- From: Rik Cabanier <cabanier@gmail.com>
- Date: Tue, 7 May 2013 01:45:16 -0700
- To: "Dr. Olaf Hoffmann" <Dr.O.Hoffmann@gmx.de>
- Cc: www-svg@w3.org
- Message-ID: <CAGN7qDAqJUVhSnbFErkP2SVBvPKgMA=Jg067k=cX=ufTtw7WeQ@mail.gmail.com>
On Tue, May 7, 2013 at 1:36 AM, Dr. Olaf Hoffmann <Dr.O.Hoffmann@gmx.de>wrote: > I think, you can provide all options, > if you align with the corresponding functionality of animateMotion. > If one has a corresponding set of attributes and lists, one can > get all the functionalities. > This allows as well to use cubic Bezier curves and a smooth > change of the width. > The Catmull-Rom method seems to have the problem, that > the derivatives typically do not approximate intended paths > very good, therefore one needs a lot of points (large document > size) to approximate with good quality. > This is ok for fast approaches, but advanced authors should > have the option to provide control points as well. > That sounds reasonable.
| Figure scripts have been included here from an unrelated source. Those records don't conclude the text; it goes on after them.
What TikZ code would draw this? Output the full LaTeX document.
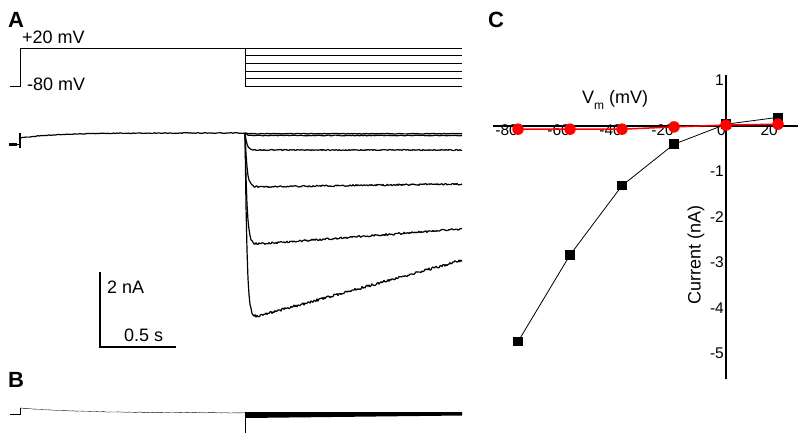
\documentclass[tikz,border=0pt]{standalone}
\usepackage{fontspec}
\setmainfont{Liberation Sans}
\begin{document}
\begin{tikzpicture}[x=1pt, y=-1pt,
  lab/.style={font=\fontsize{22}{24}\selectfont\bfseries, anchor=base west, inner sep=0pt},
  txt/.style={font=\fontsize{18}{20}\selectfont, anchor=base west, inner sep=0pt},
  ticklab/.style={font=\fontsize{15.5}{17}\selectfont, inner sep=0pt},
  trace/.style={line width=1.2pt, line join=round},
  sq/.style={fill=black, minimum size=9.5pt, inner sep=0pt},
  dot/.style={circle, fill=red, minimum size=11.5pt, inner sep=0pt}]
\useasboundingbox (0,0) rectangle (799,434);
\pgfmathsetseed{11}
\node[lab] (labA) at (8,27) {A};
\node[txt] (vtop) at (22,43) {+20 mV};
\node[txt] (vbot) at (27,90) {-80 mV};
\draw (10,86) -- (20,86) -- (20,48) -- (462,48);
\draw (245,48) -- (245,86);
\foreach \y in {55.5,63,70.8,78.5,86} \draw (245,\y) -- (462,\y);
\draw[line width=3.5pt] (9,144.5) -- (17,144.5);
\draw[trace] (17,144.5) -- (20,144.5);
\draw[trace] (20,133) -- (20,148);
\draw[trace] plot[domain=20:245, samples=150] (\x, {133+5*exp(-(\x-20)/35)+0.35*rand});
\foreach \d/\s/\n in {0.7/0/0.35, 2.5/0/0.4, 17/0/0.5, 54/0.014/0.8, 112/0.074/1, 187/0.276/1.3}
  \draw[trace] plot[domain=245:462, samples=218] (\x, {133+\d*(1-exp(-min(\x-245,40)/2))-\s*(\x-245)+\n*rand});
\draw[line width=1.2pt] (100,272) -- (100,347) -- (176,347);
\node[txt] (nA) at (107,293) {2 nA};
\node[txt] (sec) at (124,341) {0.5 s};
\node[lab] (labB) at (8,387) {B};
\draw (10,414) -- (20,414) -- (20,408);
\draw plot[domain=20:245, samples=120] (\x, {413-5*exp(-(\x-20)/60)+0.2*rand});
\draw (245,412) -- (245,433);
\fill (245,412) -- (462,412) -- (462,415.5) -- (245,418) -- cycle;
\node[lab] (labC) at (488,27) {C};
\node[txt] (vm) at (582,103) {V\raisebox{-6pt}{\fontsize{12}{12}\selectfont m} (mV)};
\node[txt, rotate=90, anchor=center] (cur) at (696,255) {Current (nA)};
\begin{scope}[shift={(726,126)}, x=2.6pt, y=45.5pt]
\draw[line width=2pt] (-89.6,0) -- (27.7,0);
\draw[line width=2pt] (0,1.12) -- (0,-5.56);
\foreach \v in {-80,-60,-40,-20,0,20} \node[ticklab, anchor=north east] (xt\v) at (\v,0.044) {\v};
\foreach \v in {1,-1,-2,-3,-4,-5} \node[ticklab, anchor=east] (yt\v) at (-0.77,\v) {\v};
\foreach \v/\i in {-80/-4.74,-60/-2.835,-40/-1.31,-20/-0.40,0/0.04,20/0.19} \coordinate (s\v) at (\v,\i);
\draw[line width=0.8pt] (s-80) -- (s-60) -- (s-40) -- (s-20) -- (s0) -- (s20);
\foreach \v in {-80,-60,-40,-20,0,20} \node[sq] (sq\v) at (s\v) {};
\foreach \v/\i in {-80/-0.07,-60/-0.07,-40/-0.07,-20/-0.02,0/0.02,20/0.04} \coordinate (r\v) at (\v,\i);
\draw[red, line width=1.5pt] (r-80) -- (r-60) -- (r-40) -- (r-20) -- (r0) -- (r20);
\foreach \v in {-80,-60,-40,-20,0,20} \node[dot] (dot\v) at (r\v) {};
\end{scope}
\end{tikzpicture}
\end{document}
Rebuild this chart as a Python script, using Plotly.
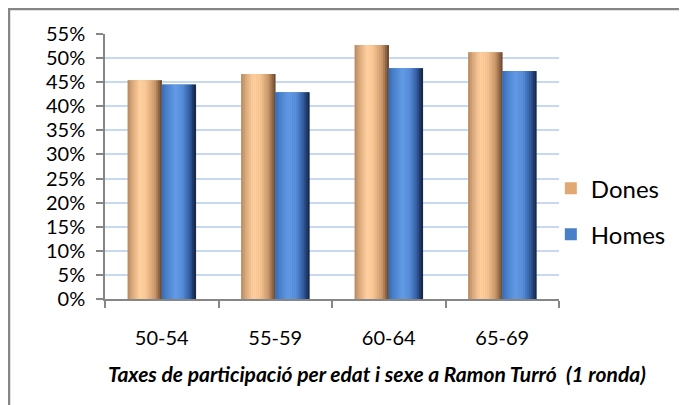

Going with bezier might give more control. However, at the same time beziers have certain capabilities (for instance they can fold over themselves) which don't make sense on a stroke. > > Asymmetrical stroke-width can be relevant as well, We decided to move that to a later date. > negative > width is not completely useless. If an author > sets it to a negative value - is it a problem for implementation? > I *think* we should spec that negative numbers are interpreted as 0. > If not, then one can interprete it simply as a width to the other > side, this would allow a simple method to get a zero width > somewhere within the segment without the need to specifiy > this as a point of the path or knowing exactly the path fragment > length. > > The asymmetry itself is not really a problem, because one > can or should align it according to the pace of path data, > respectively the directionality of the path data as used > for some other features as well, therefore it is already defined, > what the direction is and therefore it is known, what it means > to be on the left or the right of a path. > Yes. We can add this later.